**Task goal**
Without the pictures, reproduce the records that follow exactly.

+---+

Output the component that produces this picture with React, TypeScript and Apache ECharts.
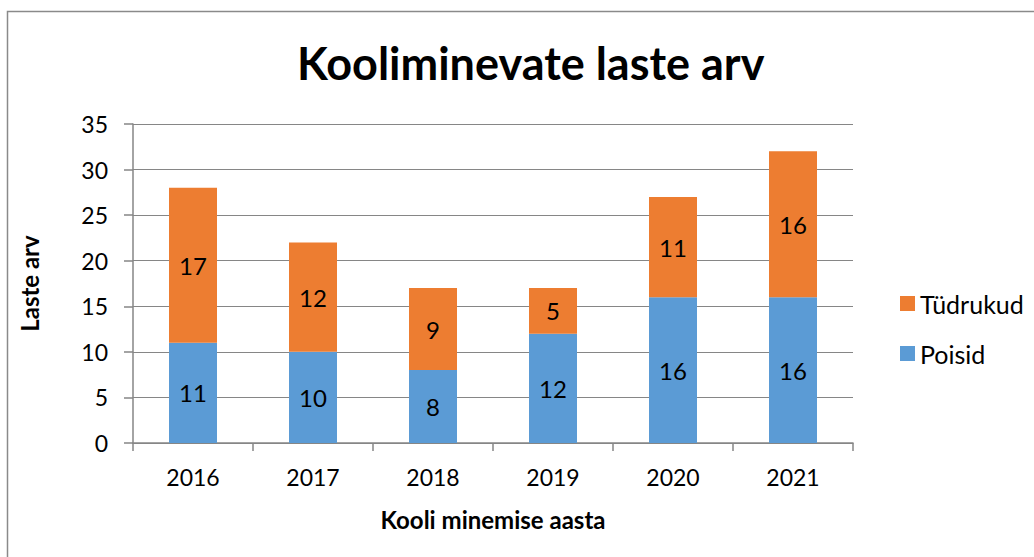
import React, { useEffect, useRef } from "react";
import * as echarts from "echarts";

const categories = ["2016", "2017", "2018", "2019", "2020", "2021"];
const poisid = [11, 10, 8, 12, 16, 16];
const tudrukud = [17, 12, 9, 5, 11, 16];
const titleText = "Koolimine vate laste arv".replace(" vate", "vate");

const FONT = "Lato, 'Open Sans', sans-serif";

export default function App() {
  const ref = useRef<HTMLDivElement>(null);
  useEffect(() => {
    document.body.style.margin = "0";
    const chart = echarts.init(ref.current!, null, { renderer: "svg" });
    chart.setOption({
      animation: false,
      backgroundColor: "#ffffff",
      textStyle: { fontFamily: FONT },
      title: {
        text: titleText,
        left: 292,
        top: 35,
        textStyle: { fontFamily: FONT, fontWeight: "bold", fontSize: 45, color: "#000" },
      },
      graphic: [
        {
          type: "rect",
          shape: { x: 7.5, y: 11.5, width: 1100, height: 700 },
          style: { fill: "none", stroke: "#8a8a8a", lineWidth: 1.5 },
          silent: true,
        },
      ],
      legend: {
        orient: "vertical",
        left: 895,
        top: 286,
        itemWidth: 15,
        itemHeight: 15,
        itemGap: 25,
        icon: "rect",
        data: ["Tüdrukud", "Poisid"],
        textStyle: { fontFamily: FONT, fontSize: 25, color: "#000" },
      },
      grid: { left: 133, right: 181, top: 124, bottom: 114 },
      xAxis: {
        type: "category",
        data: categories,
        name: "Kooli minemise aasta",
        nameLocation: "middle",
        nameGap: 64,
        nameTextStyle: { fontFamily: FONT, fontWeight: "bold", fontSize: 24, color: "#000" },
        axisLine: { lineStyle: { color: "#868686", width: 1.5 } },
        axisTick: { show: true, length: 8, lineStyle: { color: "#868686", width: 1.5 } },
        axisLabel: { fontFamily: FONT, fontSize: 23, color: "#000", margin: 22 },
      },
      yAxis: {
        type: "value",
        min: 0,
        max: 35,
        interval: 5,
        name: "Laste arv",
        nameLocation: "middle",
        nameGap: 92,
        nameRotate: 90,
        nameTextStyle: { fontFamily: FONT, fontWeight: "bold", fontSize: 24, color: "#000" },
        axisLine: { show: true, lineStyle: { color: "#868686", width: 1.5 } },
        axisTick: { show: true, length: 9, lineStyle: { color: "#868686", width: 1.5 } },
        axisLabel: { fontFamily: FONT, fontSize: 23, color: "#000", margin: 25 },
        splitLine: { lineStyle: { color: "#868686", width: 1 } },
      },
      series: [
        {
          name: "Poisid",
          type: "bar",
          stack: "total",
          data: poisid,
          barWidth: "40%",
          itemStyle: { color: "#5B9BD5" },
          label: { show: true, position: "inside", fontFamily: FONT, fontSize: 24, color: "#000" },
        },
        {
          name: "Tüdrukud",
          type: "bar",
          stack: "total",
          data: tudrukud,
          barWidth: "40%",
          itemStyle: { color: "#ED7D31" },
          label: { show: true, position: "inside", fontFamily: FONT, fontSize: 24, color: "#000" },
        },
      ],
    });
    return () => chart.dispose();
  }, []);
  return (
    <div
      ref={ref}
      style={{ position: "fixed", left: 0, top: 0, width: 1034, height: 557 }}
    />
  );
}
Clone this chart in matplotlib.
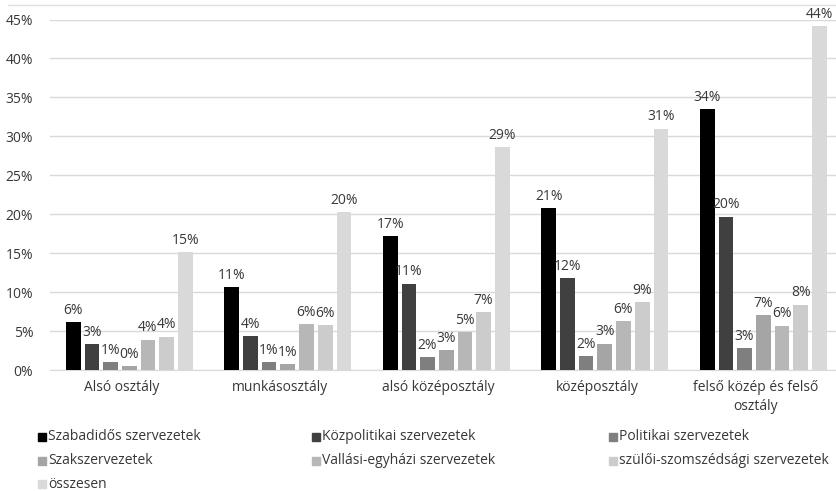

+---+

**Full output**
Output the component that produces this picture with React, TypeScript and Apache ECharts.
import React, { useEffect, useRef } from "react";
import * as echarts from "echarts";

const categories = ["2016", "2017", "2018", "2019", "2020", "2021"];
const poisid = [11, 10, 8, 12, 16, 16];
const tudrukud = [17, 12, 9, 5, 11, 16];
const titleText = "Koolimine vate laste arv".replace(" vate", "vate");

const FONT = "Lato, 'Open Sans', sans-serif";

export default function App() {
  const ref = useRef<HTMLDivElement>(null);
  useEffect(() => {
    document.body.style.margin = "0";
    const chart = echarts.init(ref.current!, null, { renderer: "svg" });
    chart.setOption({
      animation: false,
      backgroundColor: "#ffffff",
      textStyle: { fontFamily: FONT },
      title: {
        text: titleText,
        left: 292,
        top: 35,
        textStyle: { fontFamily: FONT, fontWeight: "bold", fontSize: 45, color: "#000" },
      },
      graphic: [
        {
          type: "rect",
          shape: { x: 7.5, y: 11.5, width: 1100, height: 700 },
          style: { fill: "none", stroke: "#8a8a8a", lineWidth: 1.5 },
          silent: true,
        },
      ],
      legend: {
        orient: "vertical",
        left: 895,
        top: 286,
        itemWidth: 15,
        itemHeight: 15,
        itemGap: 25,
        icon: "rect",
        data: ["Tüdrukud", "Poisid"],
        textStyle: { fontFamily: FONT, fontSize: 25, color: "#000" },
      },
      grid: { left: 133, right: 181, top: 124, bottom: 114 },
      xAxis: {
        type: "category",
        data: categories,
        name: "Kooli minemise aasta",
        nameLocation: "middle",
        nameGap: 64,
        nameTextStyle: { fontFamily: FONT, fontWeight: "bold", fontSize: 24, color: "#000" },
        axisLine: { lineStyle: { color: "#868686", width: 1.5 } },
        axisTick: { show: true, length: 8, lineStyle: { color: "#868686", width: 1.5 } },
        axisLabel: { fontFamily: FONT, fontSize: 23, color: "#000", margin: 22 },
      },
      yAxis: {
        type: "value",
        min: 0,
        max: 35,
        interval: 5,
        name: "Laste arv",
        nameLocation: "middle",
        nameGap: 92,
        nameRotate: 90,
        nameTextStyle: { fontFamily: FONT, fontWeight: "bold", fontSize: 24, color: "#000" },
        axisLine: { show: true, lineStyle: { color: "#868686", width: 1.5 } },
        axisTick: { show: true, length: 9, lineStyle: { color: "#868686", width: 1.5 } },
        axisLabel: { fontFamily: FONT, fontSize: 23, color: "#000", margin: 25 },
        splitLine: { lineStyle: { color: "#868686", width: 1 } },
      },
      series: [
        {
          name: "Poisid",
          type: "bar",
          stack: "total",
          data: poisid,
          barWidth: "40%",
          itemStyle: { color: "#5B9BD5" },
          label: { show: true, position: "inside", fontFamily: FONT, fontSize: 24, color: "#000" },
        },
        {
          name: "Tüdrukud",
          type: "bar",
          stack: "total",
          data: tudrukud,
          barWidth: "40%",
          itemStyle: { color: "#ED7D31" },
          label: { show: true, position: "inside", fontFamily: FONT, fontSize: 24, color: "#000" },
        },
      ],
    });
    return () => chart.dispose();
  }, []);
  return (
    <div
      ref={ref}
      style={{ position: "fixed", left: 0, top: 0, width: 1034, height: 557 }}
    />
  );
}
Clone this chart in matplotlib.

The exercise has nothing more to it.